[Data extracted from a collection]
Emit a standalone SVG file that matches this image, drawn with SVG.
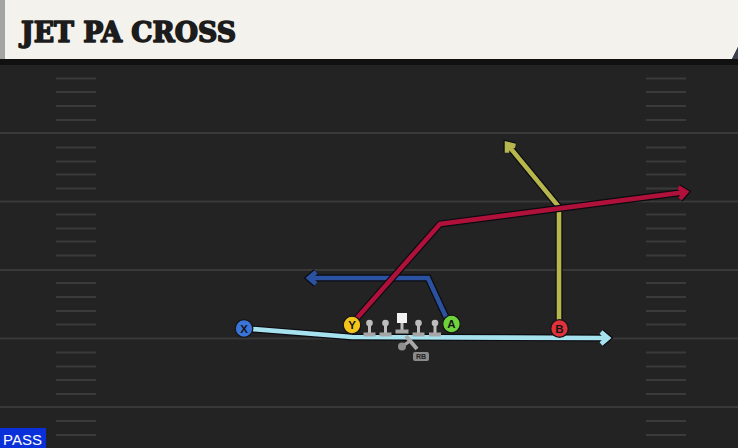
<svg xmlns="http://www.w3.org/2000/svg" width="738" height="448" viewBox="0 0 738 448">
<style>
.yard{stroke:#393939;stroke-width:2}
.hash{stroke:#3a3a3a;stroke-width:2}
.out{fill:none;stroke:#0b0b12;stroke-width:7;stroke-linejoin:miter;stroke-linecap:butt}
.rt{fill:none;stroke-width:4.6;stroke-linejoin:miter;stroke-linecap:butt}
.pc{stroke:#161616;stroke-width:1.3}
.pl{font-family:"Liberation Sans",Arial,sans-serif;font-weight:bold;font-size:11.5px;fill:#151515;text-anchor:middle}
.ol{fill:#bdbdbd}
.olb{fill:#a6a6a6}
</style>
<rect x="0" y="0" width="738" height="448" fill="#232323"/>
<g id="field">
<line class="yard" x1="0" y1="133" x2="738" y2="133"/>
<line class="yard" x1="0" y1="201.5" x2="738" y2="201.5"/>
<line class="yard" x1="0" y1="270" x2="738" y2="270"/>
<line class="yard" x1="0" y1="338.5" x2="738" y2="338.5"/>
<line class="yard" x1="0" y1="407" x2="738" y2="407"/>
<g class="hash">
<line x1="56" y1="78.5" x2="96" y2="78.5"/><line x1="646" y1="78.5" x2="686" y2="78.5"/>
<line x1="56" y1="92" x2="96" y2="92"/><line x1="646" y1="92" x2="686" y2="92"/>
<line x1="56" y1="106" x2="96" y2="106"/><line x1="646" y1="106" x2="686" y2="106"/>
<line x1="56" y1="120" x2="96" y2="120"/><line x1="646" y1="120" x2="686" y2="120"/>
<line x1="56" y1="147.5" x2="96" y2="147.5"/><line x1="646" y1="147.5" x2="686" y2="147.5"/>
<line x1="56" y1="161.5" x2="96" y2="161.5"/><line x1="646" y1="161.5" x2="686" y2="161.5"/>
<line x1="56" y1="174.5" x2="96" y2="174.5"/><line x1="646" y1="174.5" x2="686" y2="174.5"/>
<line x1="56" y1="188.5" x2="96" y2="188.5"/><line x1="646" y1="188.5" x2="686" y2="188.5"/>
<line x1="56" y1="214.5" x2="96" y2="214.5"/><line x1="646" y1="214.5" x2="686" y2="214.5"/>
<line x1="56" y1="228.5" x2="96" y2="228.5"/><line x1="646" y1="228.5" x2="686" y2="228.5"/>
<line x1="56" y1="241.5" x2="96" y2="241.5"/><line x1="646" y1="241.5" x2="686" y2="241.5"/>
<line x1="56" y1="255.5" x2="96" y2="255.5"/><line x1="646" y1="255.5" x2="686" y2="255.5"/>
<line x1="56" y1="283" x2="96" y2="283"/><line x1="646" y1="283" x2="686" y2="283"/>
<line x1="56" y1="297" x2="96" y2="297"/><line x1="646" y1="297" x2="686" y2="297"/>
<line x1="56" y1="311" x2="96" y2="311"/><line x1="646" y1="311" x2="686" y2="311"/>
<line x1="56" y1="324.5" x2="96" y2="324.5"/><line x1="646" y1="324.5" x2="686" y2="324.5"/>
<line x1="56" y1="352.5" x2="96" y2="352.5"/><line x1="646" y1="352.5" x2="686" y2="352.5"/>
<line x1="56" y1="366.5" x2="96" y2="366.5"/><line x1="646" y1="366.5" x2="686" y2="366.5"/>
<line x1="56" y1="380" x2="96" y2="380"/><line x1="646" y1="380" x2="686" y2="380"/>
<line x1="56" y1="394" x2="96" y2="394"/><line x1="646" y1="394" x2="686" y2="394"/>
<line x1="56" y1="421" x2="96" y2="421"/><line x1="646" y1="421" x2="686" y2="421"/>
<line x1="56" y1="435" x2="96" y2="435"/><line x1="646" y1="435" x2="686" y2="435"/>
</g>
</g>
<g id="header">
<rect x="0" y="59" width="738" height="6" fill="#111"/>
<path d="M5 0 H738 V47 L732 59 H5 Z" fill="#f4f2ec"/>
<path d="M732 59 L738 47 V59 Z" fill="#3c4150"/>
<rect x="0" y="0" width="5" height="59" fill="#a3a5a3"/>
<text x="21" y="42" font-family="'DejaVu Serif',serif" font-weight="bold" font-size="27" textLength="215" lengthAdjust="spacingAndGlyphs" fill="#1c1c1c" stroke="#1c1c1c" stroke-width="1.6" stroke-linejoin="round">JET PA CROSS</text>
</g>
<g id="connectors">
<g id="route-x">
<path class="out" d="M252 329 L352 337 L607 338 M601 332 L608 338 L601 344"/>
<path class="rt" stroke="#a6e2ee" d="M252 329 L352 337 L607 338 M601 332 L608 338 L601 344"/>
</g>
<g id="route-a">
<path class="out" d="M446 317 L428 278 L309 278 M316 272 L309 278 L316 284"/>
<path class="rt" stroke="#2b51a1" d="M446 317 L428 278 L309 278 M316 272 L309 278 L316 284"/>
</g>
<g id="route-b">
<path class="out" d="M559 320 L559 207 L507 144 M515.4 146 L507 144 L507 152.8"/>
<path class="rt" stroke="#b6b64c" d="M559 320 L559 207 L507 144 M515.4 146 L507 144 L507 152.8"/>
</g>
<g id="route-y">
<path class="out" d="M357 318 L440 224 L686 192 M678.3 187.2 L686 192 L679.9 199.1"/>
<path class="rt" stroke="#b0113a" d="M357 318 L440 224 L686 192 M678.3 187.2 L686 192 L679.9 199.1"/>
</g>
</g>
<g id="line-ol">
<g id="ol1"><circle class="ol" cx="369.5" cy="323" r="3.3"/><rect class="ol" x="368" y="323" width="3" height="10"/><rect class="olb" x="363.5" y="332.5" width="12" height="4"/></g>
<g id="ol2"><circle class="ol" cx="385.5" cy="323" r="3.3"/><rect class="ol" x="384" y="323" width="3" height="10"/><rect class="olb" x="379.5" y="332.5" width="12" height="4"/></g>
<g id="center"><rect x="397" y="313" width="10" height="10" fill="#f2f2f2"/><rect class="ol" x="400.5" y="323" width="3" height="7"/><rect class="olb" x="395.5" y="329.5" width="13" height="4"/></g>
<g id="ol4"><circle class="ol" cx="418.5" cy="323" r="3.3"/><rect class="ol" x="417" y="323" width="3" height="10"/><rect class="olb" x="412.5" y="332.5" width="12" height="4"/></g>
<g id="ol5"><circle class="ol" cx="435" cy="323" r="3.3"/><rect class="ol" x="433.5" y="323" width="3" height="10"/><rect class="olb" x="429" y="332.5" width="12" height="4"/></g>
</g>
<g id="rb">
<line x1="402" y1="346.5" x2="410" y2="341" stroke="#a8a8a8" stroke-width="3"/>
<line x1="406" y1="336" x2="417" y2="349" stroke="#a8a8a8" stroke-width="4"/>
<circle cx="402" cy="346.5" r="4" fill="#8e8e8e"/>
<rect x="413" y="352" width="16" height="9" rx="2" fill="#8a8a8a"/>
<text x="421" y="359.3" font-family="'Liberation Sans',Arial,sans-serif" font-weight="bold" font-size="7" fill="#222" text-anchor="middle">RB</text>
</g>
<g id="player-x"><circle class="pc" cx="244" cy="328.5" r="8.8" fill="#3a74d9"/><text class="pl" x="244" y="332.5">X</text></g>
<g id="player-y"><circle class="pc" cx="352" cy="325" r="8.8" fill="#f2c51c"/><text class="pl" x="352" y="329">Y</text></g>
<g id="player-a"><circle class="pc" cx="451.5" cy="324" r="8.8" fill="#6fd23a"/><text class="pl" x="451.5" y="328">A</text></g>
<g id="player-b"><circle class="pc" cx="559.5" cy="328.5" r="8.8" fill="#e1323c"/><text class="pl" x="559.5" y="332.5">B</text></g>
<g id="pass-tag">
<rect x="0" y="428" width="46" height="20" fill="#0a31d9"/>
<text x="3" y="444.5" font-family="'Liberation Sans',Arial,sans-serif" font-size="15" textLength="39" lengthAdjust="spacingAndGlyphs" fill="#ffffff">PASS</text>
</g>
</svg>
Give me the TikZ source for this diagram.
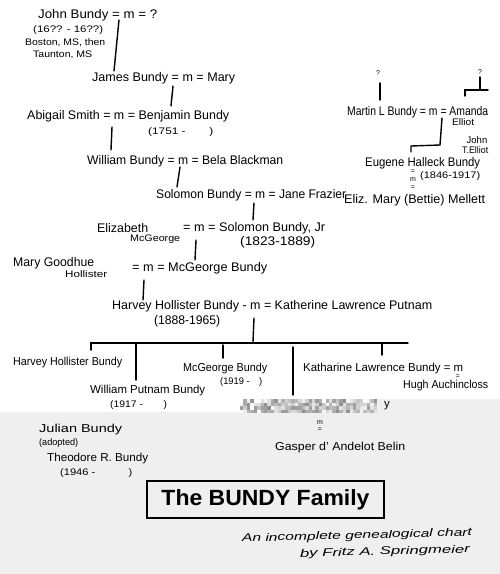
\documentclass[tikz,border=0pt]{standalone}
\usepackage{fontspec}
\usepackage{graphicx}
\setmainfont{Liberation Sans}
\definecolor{bggray}{RGB}{239,239,239}
\newcommand\fw[2]{\resizebox{#1pt}{\height}{#2}}
\begin{document}
\begin{tikzpicture}[x=1pt,y=-1pt,
 nm/.style={anchor=west,inner sep=0pt,font=\fontsize{12.5}{14}\selectfont},
 sm/.style={anchor=west,inner sep=0pt,font=\fontsize{9.5}{11}\selectfont},
 kid/.style={anchor=west,inner sep=0pt,font=\fontsize{11.5}{13}\selectfont},
 tinyt/.style={inner sep=0pt,font=\fontsize{7}{8}\selectfont},
 ln/.style={line width=1.4pt,line cap=round}]
\useasboundingbox (0,0) rectangle (500,574);
\fill[white] (0,0) rectangle (500,574);
\fill[bggray] (0,412) rectangle (500,574);
\fill[bggray] (240,399) rectangle (500,412);
% mosaic band
\pgfmathsetseed{12}
\foreach \i in {0,...,39}{\foreach \j in {0,...,3}{
 \pgfmathtruncatemacro\g{random(0,45)}
 \fill[black!\g] ({240+\i*3.425},{399+\j*3.5}) rectangle ++(3.425,3.5);}}
% left tree
\node[nm] (john) at (38,15) {\fw{119}{John Bundy = m = ?}};
\node[sm] (jdates) at (33,30) {\fw{70}{(16?? - 16??)}};
\node[sm] (boston) at (25,43) {\fw{80}{Boston, MS, then}};
\node[sm] (taunton) at (33,55) {\fw{59}{Taunton, MS}};
\node[nm] (james) at (92,78) {\fw{143}{James Bundy = m = Mary}};
\node[nm] (benj) at (27,116) {\fw{202}{Abigail Smith = m = Benjamin Bundy}};
\node[sm] (bdates) at (148,132) {\fw{65}{(1751 -\hspace{2em})}};
\node[nm] (william) at (87,161) {\fw{196}{William Bundy = m = Bela Blackman}};
\node[nm] (solomon) at (156,195) {\fw{190}{Solomon Bundy = m = Jane Frazier}};
\node[nm] (eliz) at (97,228) {\fw{51}{Elizabeth}};
\node[sm] (mcg1) at (130,239) {\fw{50}{McGeorge}};
\node[nm] (soljr) at (183,228) {\fw{142}{= m = Solomon Bundy, Jr}};
\node[nm] (sjdates) at (240,242) {\fw{75}{(1823-1889)}};
\node[nm] (mary) at (13,263) {\fw{81}{Mary Goodhue}};
\node[sm] (holl) at (65,274) {\fw{42}{Hollister}};
\node[nm] (mcg) at (132,268) {\fw{135}{= m = McGeorge Bundy}};
\node[nm] (harvey) at (112,306) {\fw{320}{Harvey Hollister Bundy - m = Katherine Lawrence Putnam}};
\node[nm] (hdates) at (154,321) {\fw{66}{(1888-1965)}};
% children
\node[kid] (hhb) at (13,363) {\fw{109}{Harvey Hollister Bundy}};
\node[kid] (mcgb) at (183,369) {\fw{84}{McGeorge Bundy}};
\node[sm] (mdates) at (220,382) {\fw{42}{(1919 -\hspace{1em})}};
\node[kid] (kath) at (303,369) {\fw{160}{Katharine Lawrence Bundy = m}};
\node[tinyt] (keq) at (458,377) {=};
\node[kid] (hugh) at (403,386) {\fw{85}{Hugh Auchincloss}};
\node[kid] (wpb) at (90,391) {\fw{115}{William Putnam Bundy}};
\node[sm] (wdates) at (110,405) {\fw{57}{(1917 -\hspace{2em})}};
\node[kid] (ly) at (384,406) {y};
\node[tinyt] (gm) at (320,423) {m};
\node[tinyt] (geq) at (320,430) {=};
\node[kid] (gasper) at (275,448) {\fw{130}{Gasper d' Andelot Belin}};
\node[kid] (julian) at (39,430) {\fw{83}{Julian Bundy}};
\node[sm] (adopt) at (39,443) {\fw{39}{(adopted)}};
\node[kid] (theo) at (47,459) {\fw{101}{Theodore R. Bundy}};
\node[sm] (tdates) at (60,473) {\fw{72}{(1946 -\hspace{3em})}};
% right tree
\node[tinyt] (q1) at (378,73) {?};
\node[tinyt] (q2) at (480,72) {?};
\node[nm] (martin) at (347,112) {\fw{141}{Martin L Bundy = m = Amanda}};
\node[sm] (elliot) at (452,122) {\fw{22}{Elliot}};
\node[sm,anchor=center] (johnt) at (477,140) {John};
\node[sm] (telliot) at (462,150) {\fw{26}{T.Elliot}};
\node[nm] (eugene) at (365,163) {\fw{115}{Eugene Halleck Bundy}};
\node[sm] (edates) at (420,176) {\fw{60}{(1846-1917)}};
\node[tinyt] (em1) at (413,172) {=};
\node[tinyt] (em2) at (413,180) {m};
\node[tinyt] (em3) at (413,188) {=};
\node[nm] (mellett) at (344,200) {\fw{141}{Eliz. Mary (Bettie) Mellett}};
% title
\node[draw,line width=2.3pt,minimum width=237pt,minimum height=37pt,inner sep=0pt,
  font=\bfseries\fontsize{22}{24}\selectfont] (title) at (265.5,499.5) {\fw{208}{The BUNDY Family}};
\node[inner sep=0pt,rotate=1.5,font=\itshape\fontsize{11}{12}\selectfont] (sub1) at (357,536) {\fw{230}{An incomplete genealogical chart}};
\node[inner sep=0pt,rotate=1.5,font=\itshape\fontsize{11}{12}\selectfont] (sub2) at (385,552) {\fw{170}{by Fritz A. Springmeier}};
% connector coordinates
\coordinate (a1) at (119,20); \coordinate (a2) at (114,71);
\coordinate (b1) at (173,86); \coordinate (b2) at (171,106);
\coordinate (c1) at (112,127); \coordinate (c2) at (111,150);
\coordinate (d1) at (180,167); \coordinate (d2) at (177,187);
\coordinate (e1) at (254,203); \coordinate (e2) at (253,220);
\coordinate (f1) at (196,240); \coordinate (f2) at (195,260);
\coordinate (g1) at (144,280); \coordinate (g2) at (143,300);
\coordinate (h1) at (254,318); \coordinate (h2) at (253,342);
\coordinate (barL) at (91,343); \coordinate (barR) at (408,343);
\coordinate (tick0) at (91,350);
\coordinate (k1a) at (136,343); \coordinate (k1b) at (136,380);
\coordinate (k2a) at (223,345); \coordinate (k2b) at (223,358);
\coordinate (k3a) at (293,347); \coordinate (k3b) at (293,395);
\coordinate (k4a) at (382,343); \coordinate (k4b) at (382,355);
\coordinate (r1) at (380,83); \coordinate (r2) at (380,100);
\coordinate (s1) at (480,77); \coordinate (s2) at (480,90);
\coordinate (s3) at (465,90); \coordinate (s4) at (488,90); \coordinate (s5) at (465,96);
\coordinate (u1) at (442,118); \coordinate (u2) at (440,145);
\coordinate (u3) at (411,146); \coordinate (u4) at (411,152);
% connectors
\draw[ln] (a1) -- (a2);
\draw[ln] (b1) -- (b2);
\draw[ln] (c1) -- (c2);
\draw[ln] (d1) -- (d2);
\draw[ln] (e1) -- (e2);
\draw[ln] (f1) -- (f2);
\draw[ln] (g1) -- (g2);
\draw[ln] (h1) -- (h2);
\draw[ln] (tick0) -- (barL) -- (barR);
\draw[ln] (k1a) -- (k1b);
\draw[ln] (k2a) -- (k2b);
\draw[ln] (k3a) -- (k3b);
\draw[ln] (k4a) -- (k4b);
\draw[ln] (r1) -- (r2);
\draw[ln] (s1) -- (s2);
\draw[ln] (s5) -- (s3) -- (s4);
\draw[ln] (u1) -- (u2) -- (u3) -- (u4);
\end{tikzpicture}
\end{document}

(Exercise goal)
Check each line above for "this" and return the ones that have it.

(The answer)
Emit a standalone SVG file that matches this image, drawn with SVG.
Give me the TikZ source for this diagram.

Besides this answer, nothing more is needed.